To meet those needs, a full revamp is planned for the credit union’s website and mobile digital offerings, and a new full-service branch is slated to open in Orange, although Williams declined to offer more details, saying the specifics have not yet been confirmed and finalized.
“As a not-for-profit financial institution, we have a special responsibility to the people we serve,” Alison DeTuncq, the credit union’s president and CEO, said in a 60th anniversary announcement. “We’re part of this community, and this community is part of us. That means putting our members’ best interest first, supporting local education and being part of a strong, sustainable local economy.”
A not-for-profit, member-owned cooperative, the credit union has more than 62,000 members and more than $655 million in total assets. In 2013, Williams said, the credit union had $285 million in net loans to members.
Amidst the financial tumult of the last decade, “credit unions, so far, have done well as a group,” said Bill Sihler, a professor at UVa’s Darden Graduate School of Business Administration.
“There were very few or no bankruptcies when high interest rates put the [savings and loan institutions] out of business during the 1970s and 1980s,” Sihler said in an email. The reason, he said, is that credit unions made few mortgage loans and they sold off most of those they did make.

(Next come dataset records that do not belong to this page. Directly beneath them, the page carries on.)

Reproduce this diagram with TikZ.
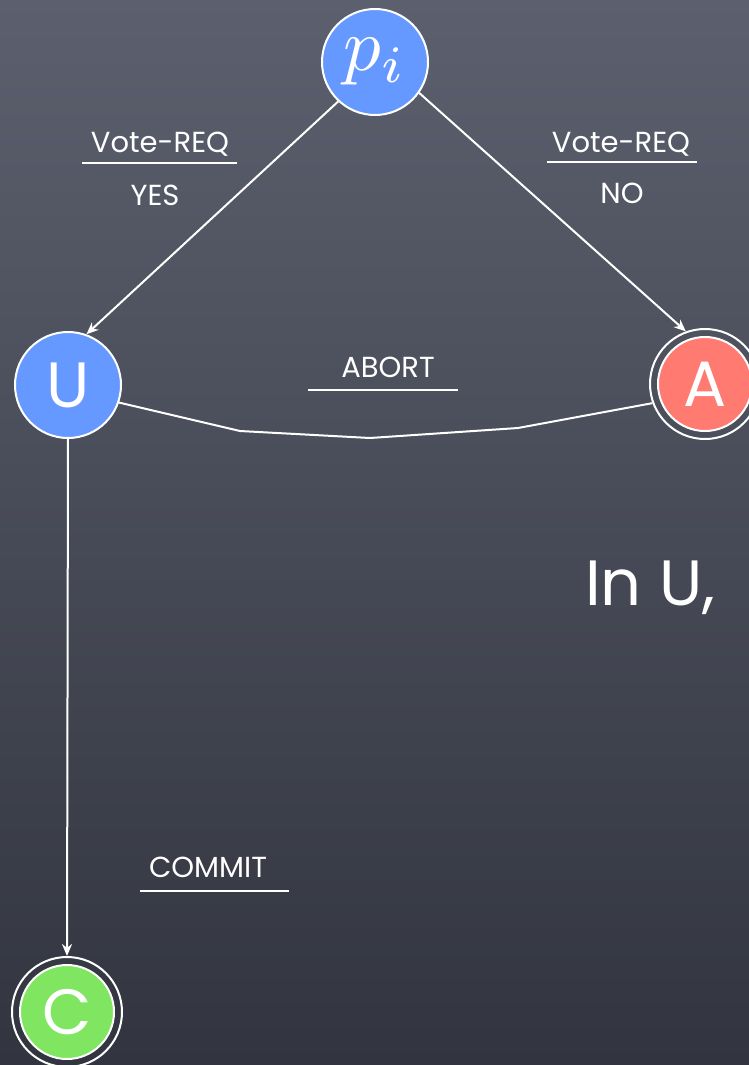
\documentclass[tikz,border=0pt]{standalone}
\usepackage{graphicx}
\usepackage{fontspec}
\setmainfont{Poppins}
\usetikzlibrary{arrows.meta}
\definecolor{bgtop}{RGB}{92,96,110}
\definecolor{bgbot}{RGB}{50,53,63}
\definecolor{nodeblue}{RGB}{102,153,255}
\definecolor{nodered}{RGB}{255,122,112}
\definecolor{nodegreen}{RGB}{128,230,98}
\begin{document}
\begin{tikzpicture}[x=1pt,y=-1pt,
  state/.style={circle,draw=white,line width=2pt,minimum size=106pt,inner sep=0pt,text=white,font=\fontsize{64}{70}\selectfont},
  accin/.style={circle,draw=white,line width=2pt,minimum size=94pt,inner sep=0pt,text=white,font=\fontsize{64}{70}\selectfont},
  accout/.style={circle,draw=white,line width=2pt,minimum size=110pt,inner sep=0pt},
  edge/.style={draw=white,line width=2pt},
  arr/.style={edge,-{Stealth[length=12pt,width=10pt]}},
  lbl/.style={text=white,anchor=base,inner sep=0pt,font=\fontsize{29}{32}\selectfont},
  rule/.style={draw=white,line width=2pt}]
\useasboundingbox (0,0) rectangle (749,1065);
\shade[top color=bgtop,bottom color=bgbot] (0,0) rectangle (749,1065);

% states
\node[state,fill=nodeblue,font=\normalsize] (p) at (375,62) {\scalebox{7.5}{$p_i$}};
\node[state,fill=nodeblue] (U) at (68,385) {U};
\node[accout] (Aout) at (705,384) {};
\node[accin,fill=nodered] (A) at (705,384) {A};
\node[accout] (Cout) at (67,1012) {};
\node[accin,fill=nodegreen] (C) at (67,1012) {C};

% connectors
\draw[arr] (p.227) -- (U.70);
\draw[arr] (p.-35) -- (Aout.110);
\coordinate (k1) at (240,431);
\coordinate (k2) at (370,438);
\coordinate (k3) at (518,428);
\draw[edge] (U.-19) -- (k1) -- (k2) -- (k3) -- (Aout.200);
\draw[arr] (U.south) -- (Cout.north);

% labels
\node[lbl] (vl) at (160,152) {Vote-REQ};
\draw[rule] (82,163) -- (237,163);
\node[lbl] (yes) at (155,205) {YES};
\node[lbl] (vr) at (621,152) {Vote-REQ};
\draw[rule] (547,162) -- (697,162);
\node[lbl] (no) at (622,203) {NO};
\node[lbl] (ab) at (388,377) {ABORT};
\draw[rule] (308,390) -- (458,390);
\node[lbl] (cm) at (208,877) {COMMIT};
\draw[rule] (140,891) -- (289,891);

\node[text=white,anchor=base west,inner sep=0pt,font=\fontsize{64}{70}\selectfont] (inu) at (585,605) {In U,};
\end{tikzpicture}
\end{document}
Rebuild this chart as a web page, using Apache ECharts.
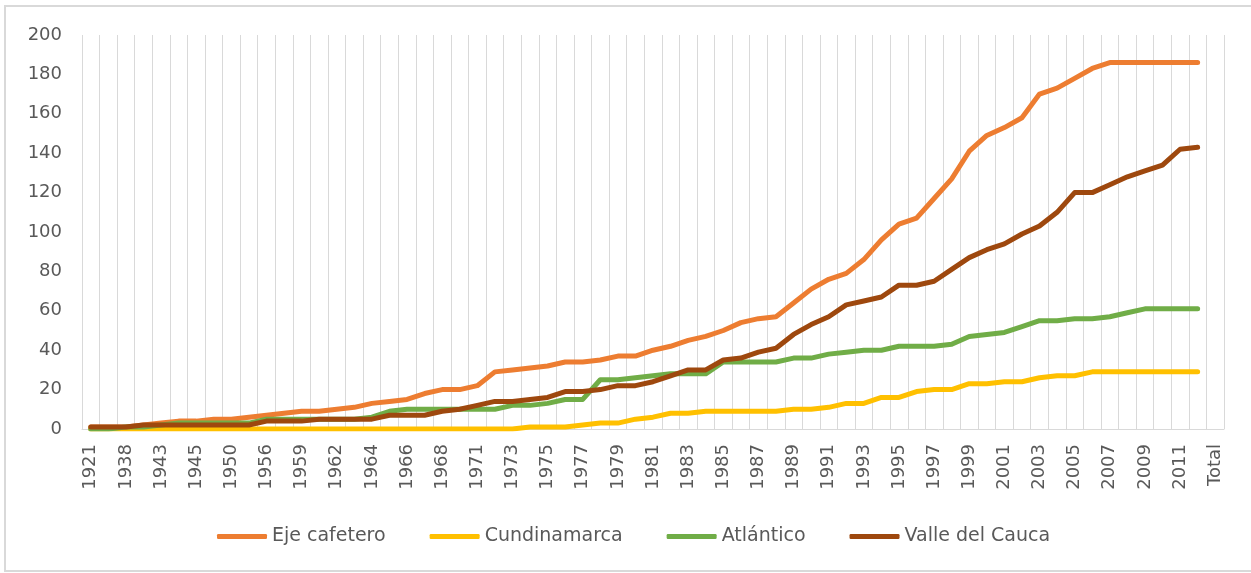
<!DOCTYPE html>
<html>
<head>
<meta charset="utf-8">
<script src="https://cdn.jsdelivr.net/npm/echarts@6/dist/echarts.min.js"></script>
<style>
html,body{margin:0;padding:0;background:#fff;}
#chart{width:1251px;height:573px;}
</style>
</head>
<body>
<div id="chart"></div>
<script>
const categories = ["1921","1936","1938","1940","1943","1944","1945","1948","1950","1953","1956","1958","1959","1960","1962","1963","1964","1965","1966","1967","1968","1970","1971","1972","1973","1974","1975","1976","1977","1978","1979","1980","1981","1982","1983","1984","1985","1986","1987","1988","1989","1990","1991","1992","1993","1994","1995","1996","1997","1998","1999","2000","2001","2002","2003","2004","2005","2006","2007","2008","2009","2010","2011","2012","Total"];

const ejeCafetero = [1,1,1,2,3,4,4,5,5,6,7,8,9,9,10,11,13,14,15,18,20,20,22,29,30,31,32,34,34,35,37,37,40,42,45,47,50,54,56,57,64,71,76,79,86,96,104,107,117,127,141,149,153,158,170,173,178,183,186,186,186,186,186,186,null];

const cundinamarca = [0,0,0,0,0,0,0,0,0,0,0,0,0,0,0,0,0,0,0,0,0,0,0,0,0,1,1,1,2,3,3,5,6,8,8,9,9,9,9,9,10,10,11,13,13,16,16,19,20,20,23,23,24,24,26,27,27,29,29,29,29,29,29,29,null];

const atlantico = [0,0,1,1,2,3,3,3,3,3,5,5,5,5,5,5,6,9,10,10,10,10,10,10,12,12,13,15,15,25,25,26,27,28,28,28,34,34,34,34,36,36,38,39,40,40,42,42,42,43,47,48,49,52,55,55,56,56,57,59,61,61,61,61,null];

const valleDelCauca = [1,1,1,2,2,2,2,2,2,2,4,4,4,5,5,5,5,7,7,7,9,10,12,14,14,15,16,19,19,20,22,22,24,27,30,30,35,36,39,41,48,53,57,63,65,67,73,73,75,81,87,91,94,99,103,110,120,120,124,128,131,134,142,143,null];

const yTicks = {min: 0, max: 200, interval: 20};

const seriesNames = ["Eje cafetero","Cundinamarca","Atlántico","Valle del Cauca"];
const seriesColors = ["#ED7D31","#FFC000","#70AD47","#9E480E"];
const seriesData = [ejeCafetero, cundinamarca, atlantico, valleDelCauca];

const FONT = "DejaVu Sans";
const chart = echarts.init(document.getElementById('chart'), null, {renderer: 'canvas'});

chart.setOption({
  animation: false,
  backgroundColor: '#ffffff',
  textStyle: {fontFamily: FONT},
  graphic: [{
    type: 'rect',
    shape: {x: 5, y: 6, width: 1260, height: 565},
    style: {fill: 'none', stroke: '#d9d9d9', lineWidth: 2},
    silent: true, z: -1
  }],
  grid: {left: 82, right: 27, top: 35, bottom: 144, containLabel: false},
  legend: {
    data: seriesNames,
    left: 212,
    top: 522,
    icon: 'roundRect',
    itemWidth: 50,
    itemHeight: 5,
    itemGap: 44,
    textStyle: {color: '#595959', fontSize: 19, fontFamily: FONT}
  },
  xAxis: {
    type: 'category',
    data: categories,
    boundaryGap: true,
    axisLine: {show: true, lineStyle: {color: '#d9d9d9', width: 1}},
    axisTick: {show: false},
    axisLabel: {interval: 1, rotate: 90, color: '#595959', fontSize: 18, margin: 15, fontFamily: FONT},
    splitLine: {show: true, interval: 0, lineStyle: {color: '#d9d9d9', width: 1}}
  },
  yAxis: {
    type: 'value',
    min: yTicks.min, max: yTicks.max, interval: yTicks.interval,
    axisLine: {show: false},
    axisTick: {show: false},
    splitLine: {show: false},
    axisLabel: {color: '#595959', fontSize: 18, margin: 20, fontFamily: FONT}
  },
  series: seriesNames.map((n, i) => ({
    name: n,
    type: 'line',
    data: seriesData[i],
    symbol: 'none',
    showSymbol: false,
    color: seriesColors[i],
    lineStyle: {color: seriesColors[i], width: 5, cap: 'round', join: 'round'},
    itemStyle: {color: seriesColors[i]},
    connectNulls: false
  }))
});
</script>
</body>
</html>
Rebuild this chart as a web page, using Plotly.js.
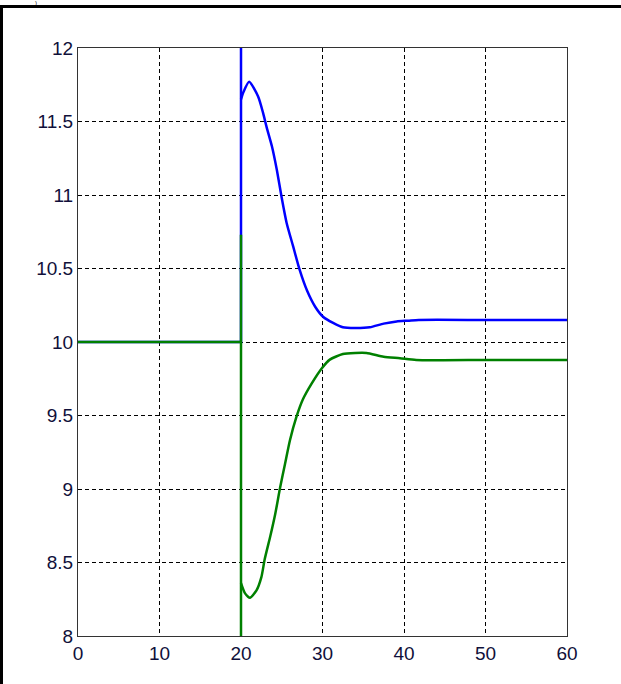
<!DOCTYPE html>
<html>
<head>
<meta charset="utf-8">
<script src="https://cdn.plot.ly/plotly-3.0.1.min.js"></script>
<style>
  html, body { margin: 0; padding: 0; background: #fff; }
  #wrap { position: relative; width: 621px; height: 684px; overflow: hidden; }
  #chart { position: absolute; left: 0; top: 0; width: 621px; height: 684px; }
  .frame-top { position: absolute; left: 0; top: 5px; width: 621px; height: 3px; background: #000; }
  .frame-left { position: absolute; left: 0; top: 5px; width: 3px; height: 679px; background: #000; }
  .corner-mark { position: absolute; left: 35px; top: 0; font: 6px/6px "Liberation Sans", Arial, sans-serif; color: #000; }
</style>
</head>
<body>
<div id="wrap">
  <div id="chart"></div>
  <div class="frame-top"></div>
  <div class="frame-left"></div>
  <div class="corner-mark">)</div>
</div>
<script>
// Upper response (blue): jump at t = 20, overshoot, settle near 10.15
const upperT = [0, 20, 20, 20, 20.3, 21.0, 22.1, 22.7, 23.15, 23.8, 24.4, 25.0, 25.6, 26.4, 27.2, 28.1, 29.1, 30.1, 31.3, 32.5, 34.0, 35.8, 37.5, 39.1, 40.5, 41.8, 50, 60];
const upperV = [10, 10, 13, 11.65, 11.70, 11.77, 11.67, 11.56, 11.46, 11.33, 11.17, 10.98, 10.81, 10.65, 10.49, 10.35, 10.24, 10.17, 10.13, 10.10, 10.095, 10.10, 10.125, 10.14, 10.145, 10.15, 10.15, 10.15];
const upperJumpEnd = 3;   // index where the smooth response begins

// Lower response (green): mirror-like dip, settle near 9.88
const lowerT = [0, 20, 20, 20, 20, 20.5, 21.1, 21.9, 22.5, 22.9, 23.6, 24.2, 24.8, 25.4, 26.0, 26.8, 27.6, 28.7, 29.9, 30.9, 32.5, 34.0, 35.4, 37.5, 39.5, 41.5, 50, 60];
const lowerV = [10, 10, 10.73, 7, 8.36, 8.29, 8.26, 8.31, 8.40, 8.52, 8.68, 8.83, 9.01, 9.17, 9.33, 9.49, 9.61, 9.72, 9.82, 9.88, 9.918, 9.925, 9.925, 9.90, 9.89, 9.878, 9.877, 9.877];
const lowerJumpEnd = 4;

const xTicks = [0, 10, 20, 30, 40, 50, 60];
const yTicks = [8, 8.5, 9, 9.5, 10, 10.5, 11, 11.5, 12];
const yTickText = ["8", "8.5", "9", "9.5", "10", "10.5", "11", "11.5", "12"];

const BLUE = "#0000ff", GREEN = "#008000", LW = 2.5;

// Each series: the step segment drawn straight, the response drawn smoothly.
function seriesTraces(t, v, cut, color) {
  return [
    { x: t.slice(0, cut + 1), y: v.slice(0, cut + 1), type: "scatter", mode: "lines",
      line: { color: color, width: LW, shape: "linear" }, hoverinfo: "skip" },
    { x: t.slice(cut), y: v.slice(cut), type: "scatter", mode: "lines",
      line: { color: color, width: LW, shape: "spline", smoothing: 0.6 }, hoverinfo: "skip" }
  ];
}

const traces = [].concat(
  seriesTraces(upperT, upperV, upperJumpEnd, BLUE),
  seriesTraces(lowerT, lowerV, lowerJumpEnd, GREEN)
);

const axisCommon = {
  showline: true, mirror: true, linecolor: "#333333", linewidth: 1,
  showgrid: true, gridcolor: "#000000", gridwidth: 1, griddash: "4px,3px",
  zeroline: false, ticks: "", fixedrange: true,
  tickfont: { family: "Liberation Sans, Arial, sans-serif", size: 19, color: "#10103a" }
};

const layout = {
  width: 621, height: 684,
  margin: { l: 78, r: 54, t: 48, b: 48, pad: 0 },
  paper_bgcolor: "#ffffff", plot_bgcolor: "#ffffff",
  showlegend: false,
  xaxis: Object.assign({}, axisCommon, {
    range: [0, 60], tickmode: "array", tickvals: xTicks, ticktext: xTicks.map(String)
  }),
  yaxis: Object.assign({}, axisCommon, {
    range: [8, 12], tickmode: "array", tickvals: yTicks, ticktext: yTickText
  })
};

Plotly.newPlot("chart", traces, layout, { staticPlot: true, displayModeBar: false });
</script>
</body>
</html>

“As a result, they were able more quickly to up the rates they charged for funds to meet the rates they had to pay their members, and thus avoid the losses long-term mortgages imposed on the S&Ls,” Sihler said.
In addition, Sihler said, all credit unions benefit in that they do not pay income taxes.
“They thus often offer slightly higher rates to depositors than banks and lower rates to borrowers.
Last month, another local financial marquee became history when Richmond-based Union First Market Bank absorbed Charlottesville-based StellarOne.
Although the overall number of local banks has dwindled, “There is enough business for everybody,” and compared with traditional banks, “we are a viable alternative, and many of our members are realizing we have everything they need,” Williams said.
Looking ahead, DeTuncq said the credit union’s focus will remain community oriented.
“We believe in being part of something greater than ourselves,” DeTuncq said. “We’re thankful to all our members for letting us be part of their lives, and we’re excited to see what the next 60 years will bring for Central Virginia.”